The year of The Outrun at the Edinburgh Festival begins. With the Film Festival hosting the UK premiere of the screen version and a Book Festival event happening later this month, playwright Stef Smith’s adaptation of Amy Liptrot’s memoir has premiered, in a production for the Edinburgh International Festival and the Royal Lyceum Theatre. 

Smith and Liptrot’s styles are well matched, in that Smith delivers a sparse, contemplative take on the book, which is about Liptrot’s journey from an Orkney childhood to a life in London (via university in Edinburgh) in which she makes it her mission to experience ‘everything’, before journeying home to the most solitary corner of Orkney to recover from the fierce, self-destructive alcoholism her youth has brought her. 

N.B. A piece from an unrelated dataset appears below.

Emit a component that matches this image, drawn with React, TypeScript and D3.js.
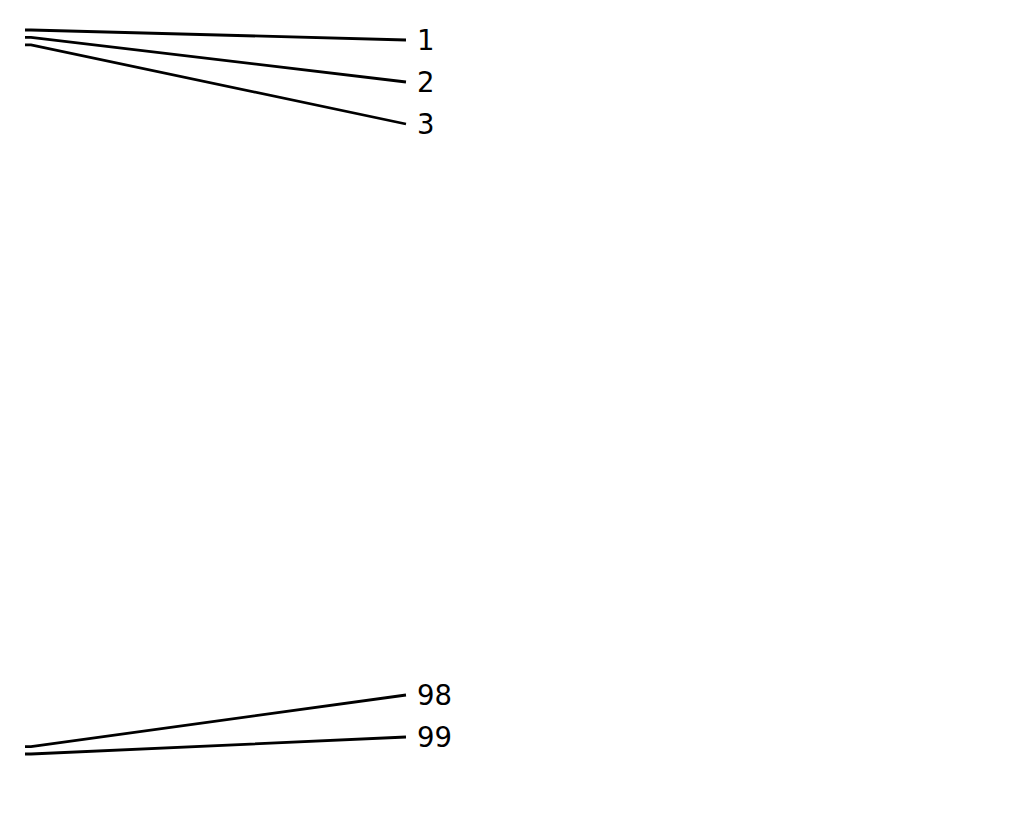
import * as d3 from 'd3';
import { useEffect, useRef } from 'react';

const values = [1, 2, 3, 98, 99];
const labels = ['1', '2', '3', '98', '99'];

const App = (): React.ReactElement => {
  const ref: any = useRef();
  const width = 1015;
  const height = 807;
  const spacing = 42;

  useEffect(() => {
    const svg = d3.select(ref.current).attr('width', width).attr('height', height);
    svg.selectAll('*').remove();

    // positions of the points on the left, body margin is 8px
    const yScale = d3.scaleLinear().domain([1, 99]).range([22, 746]);
    const x0 = 17;
    const x1 = 23;
    const x2 = 398;

    // simple dodge of the labels between the top and bottom limits
    const top = 32;
    const bottom = 729;
    const ly = values.map((v) => Math.min(bottom, Math.max(top, yScale(v))));
    for (let i = 1; i < ly.length; i++) ly[i] = Math.max(ly[i], ly[i - 1] + spacing);
    ly[ly.length - 1] = Math.min(ly[ly.length - 1], bottom);
    for (let i = ly.length - 2; i >= 0; i--) ly[i] = Math.min(ly[i], ly[i + 1] - spacing);

    const g = svg.append('g');

    g.selectAll('path')
      .data(values)
      .enter()
      .append('path')
      .attr('d', (d, i) => {
        const y = yScale(d);
        return 'M' + x0 + ',' + y + 'L' + x1 + ',' + y + 'L' + x2 + ',' + ly[i];
      })
      .attr('fill', 'none')
      .attr('stroke', '#000')
      .attr('stroke-width', 2.8);

    g.selectAll('text')
      .data(labels)
      .enter()
      .append('text')
      .attr('x', x2 + 11)
      .attr('y', (d, i) => ly[i])
      .attr('dy', '0.35em')
      .attr('font-family', 'DejaVu Sans')
      .attr('font-size', 27.5)
      .attr('fill', '#000')
      .text((d) => d);
  }, []);

  return <svg ref={ref} style={{ display: 'block' }} />;
};

export default App;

Isis Hainsworth is very convincing in the lead role, bringing an appropriate blend of wonder and desperation. The character is credited just as ‘Woman’, although the events and tone of the text are faithful to Liptrot’s interiorised original, achieved through interactions with others including her bipolar farmer father (Paul Brennen) and her concerned boyfriend (Seamus Dillane). Unexpectedly, rehab is where the few dark laughs are, courtesy of Alison Fitzjohn’s fellow attendee.

Milla Clarke and Lizzie Powell’s set and lighting designs switch from the streets of London clubland to a cabin under the Northern Lights, Luke Sutherland’s contemporary electronic score is bolstered by a vocal chorus and Vicky Featherstone’s assured direction of all these elements remains a marker of real quality. It’s a powerful piece of work which deserves a far longer life than just this run.